RANDOM: Life is stranger than fiction

August 15, 2017

 

 

     So many times I’ll read a news article and remark to myself, or whoever else is in earshot, “You can’t make this stuff up.” As a writer who spends a fair amount of time in the realm of imagination, I have to admit real life puts my fantasies to shame. By turns intriguing, horrifying, hilarious, the articles offer a glimpse into people’s lives at a moment of … well, let’s just call it “dubious judgement.” Though the articles top anything I might come up with, I can’t help but imagine what happened beyond the event.

     There was the 72-year-old Missouri woman who led police on a high-speed (100 mph) chase for 14 miles, ending when she rammed the deputy’s car twice and their bumpers locked. Asked where she was headed, she replied, “To eternity.”

     Another 72-year-old Missouri woman (makes me appreciate that devil-may-care age, if not the Show Me state) thwarted a carjacker by bopping him on the head with jars of laundry detergent and bleach, all of which incapacitated him until a bystander restrained his (slippery) body. “I did what I had to do,” she calmly said.

     My epilogue: she and the hell-bent-for-eternity woman go on a cross-country road trip, resulting in a "Golden Girls" meets "Thelma and Louise" memoir.

     Down Under has its share of curious characters. When a delivery truck carrying 24,000 bottles of beer plunged into the Tweed River north of Sydney, hundreds of people “volunteered” to salvage the cargo. One man claimed 400 bottles.

     A news article from Wellington, New Zealand reported a rampage, dubbed “Santanarchy,” committed by 40 people dressed in “ill-fitting Santa costumes.” They peed on cars, shoplifted, sprayed graffiti on buildings—all in the name of protesting the commercialization of Christmas.

     In the same city, a woman phoned police in tears that her “three carefully nurtured marijuana plants” had been stolen.

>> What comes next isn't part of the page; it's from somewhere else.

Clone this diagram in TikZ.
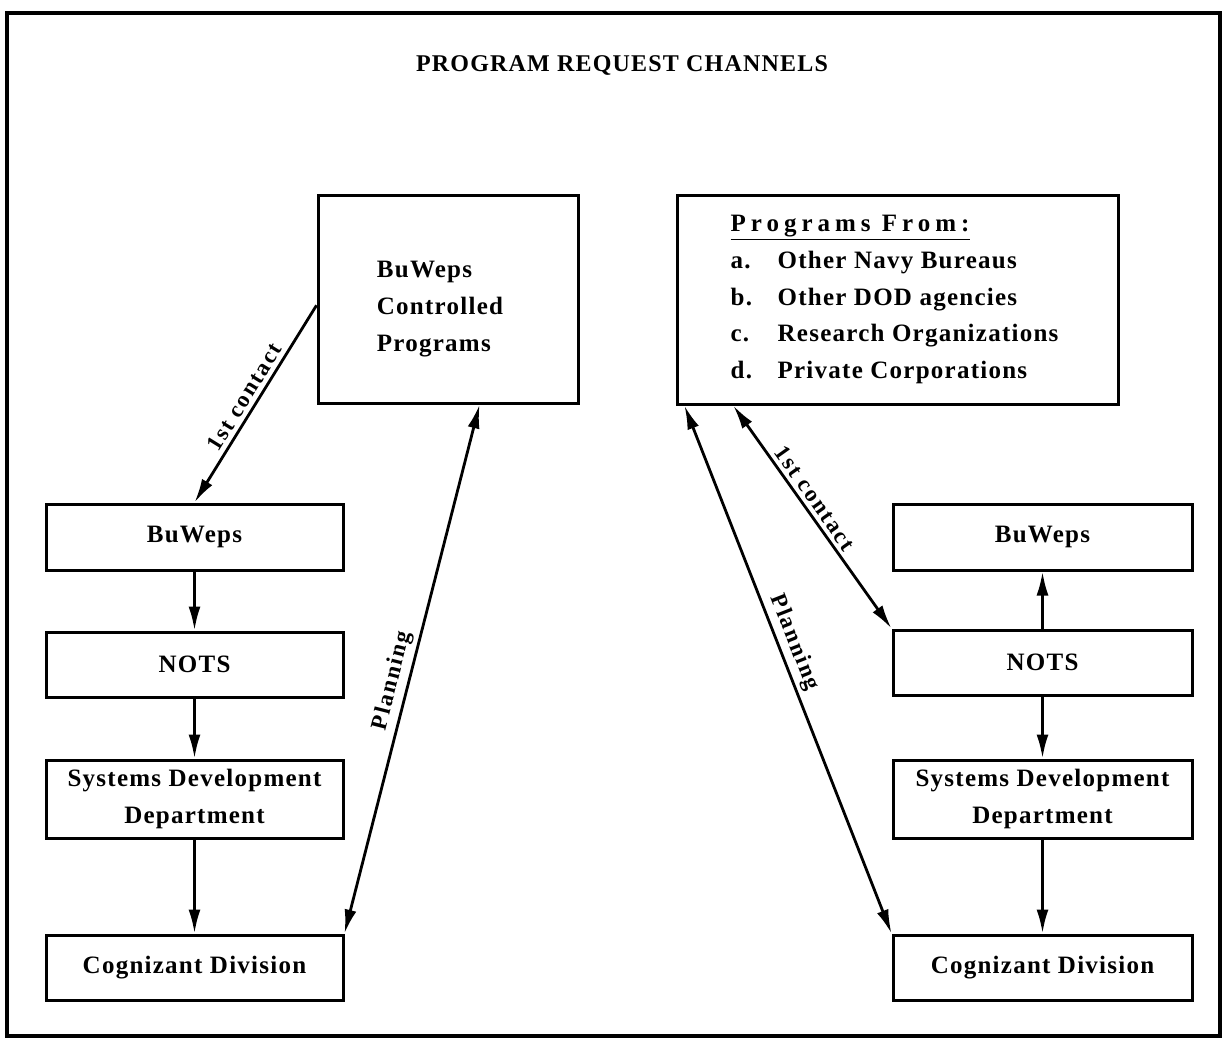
\documentclass[tikz,border=0pt]{standalone}
\usepackage{fontspec}
\setmainfont{Liberation Serif}[LetterSpace=5]
\usetikzlibrary{arrows.meta,calc}
\begin{document}
\begin{tikzpicture}[x=1pt,y=-1pt,
  box/.style={draw,line width=3pt,rectangle,inner sep=0pt,font=\bfseries\fontsize{25}{36.6}\selectfont},
  arr/.style={line width=2.8pt,-{Latex[length=24pt,width=12pt]}},
  darr/.style={line width=2.8pt,{Latex[length=24pt,width=12pt]}-{Latex[length=24pt,width=12pt]}},
  lbl/.style={font=\bfseries\fontsize{23}{23}\selectfont\addfontfeature{LetterSpace=8},inner sep=4pt}]
\useasboundingbox (0,0) rectangle (1223,1042);
\draw[line width=3.2pt] (7,13) rectangle (1220,1036);
\node[font=\bfseries\fontsize{24}{24}\selectfont] (title) at (622,65) {PROGRAM REQUEST CHANNELS};
% top boxes
\node[box,minimum width=260pt,minimum height=208pt,align=left] (BCP) at (448,299)
  {\rule{0pt}{10pt}\\[-10pt]\hspace*{-16pt}BuWeps\\\hspace*{-16pt}Controlled\\\hspace*{-16pt}Programs};
\node[box,minimum width=441pt,minimum height=209pt,align=left] (PF) at (897.5,299.5)
  {\hspace*{-6pt}\underline{\addfontfeature{LetterSpace=20}Programs From:}\\
   \hspace*{-6pt}\makebox[47pt][l]{a.}Other Navy Bureaus\\
   \hspace*{-6pt}\makebox[47pt][l]{b.}Other DOD agencies\\
   \hspace*{-6pt}\makebox[47pt][l]{c.}Research Organizations\\
   \hspace*{-6pt}\makebox[47pt][l]{d.}Private Corporations};
% left column
\node[box,minimum width=297pt,minimum height=66pt] (LB) at (194.5,537) {BuWeps};
\node[box,minimum width=297pt,minimum height=65pt] (LN) at (194.5,664.5) {NOTS};
\node[box,minimum width=297pt,minimum height=78pt,align=center] (LS) at (194.5,799) {Systems Development\\Department};
\node[box,minimum width=297pt,minimum height=65pt] (LC) at (194.5,967.5) {Cognizant Division};
% right column
\node[box,minimum width=299pt,minimum height=66pt] (RB) at (1042.5,537) {BuWeps};
\node[box,minimum width=299pt,minimum height=65pt] (RN) at (1042.5,662.5) {NOTS};
\node[box,minimum width=299pt,minimum height=78pt,align=center] (RS) at (1042.5,799) {Systems Development\\Department};
\node[box,minimum width=299pt,minimum height=65pt] (RC) at (1042.5,967.5) {Cognizant Division};
% anchor points
\coordinate (bcpL) at ($(BCP.north west)!0.53!(BCP.south west)$);
\coordinate (bcpP) at ($(BCP.south west)!0.62!(BCP.south east)$);
\coordinate (pf1) at ($(PF.south west)!0.13!(PF.south east)$);
\coordinate (pfP) at ($(PF.south west)!0.02!(PF.south east)$);
% left connectors
\draw[arr] (bcpL) -- node[lbl,sloped,above,pos=0.5] {1st contact} (LB.north);
\draw[darr] (LC.north east) -- node[lbl,sloped,above,pos=0.47] {Planning} (bcpP);
\draw[arr] (LB) -- (LN);
\draw[arr] (LN) -- (LS);
\draw[arr] (LS) -- (LC);
% right connectors
\draw[darr] (pf1) -- node[lbl,sloped,above,pos=0.45] {1st contact} (RN.north west);
\draw[darr] (pfP) -- node[lbl,sloped,above,pos=0.46] {Planning} (RC.north west);
\draw[arr] (RN) -- (RB);
\draw[arr] (RN) -- (RS);
\draw[arr] (RS) -- (RC);
\end{tikzpicture}
\end{document}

     My epilogue: I move to Australia … for the beer, but mostly for the creative use of quotation marks in their news reports.

     And then there were the two guys in Colorado who attempted to rob a convenience store with their faces covered in women’s thongs (one wore green the other blue, the reporter dutifully noted). The “thong bandits,” as they were called, apparently did not realize the underwear barely concealed their noses, mouths, and chins, making them readily recognizable.

     Last but not least, I have to mention the burglar from Wichita, Kansas who broke into a house to wash his clothes, was confronted by the homeowner, and fled dressed only in blue boxer shorts, carrying her purse. Apparently he’s “still on the loose.”

     My epilogue: I got nuthin’. I’m laughing too hard.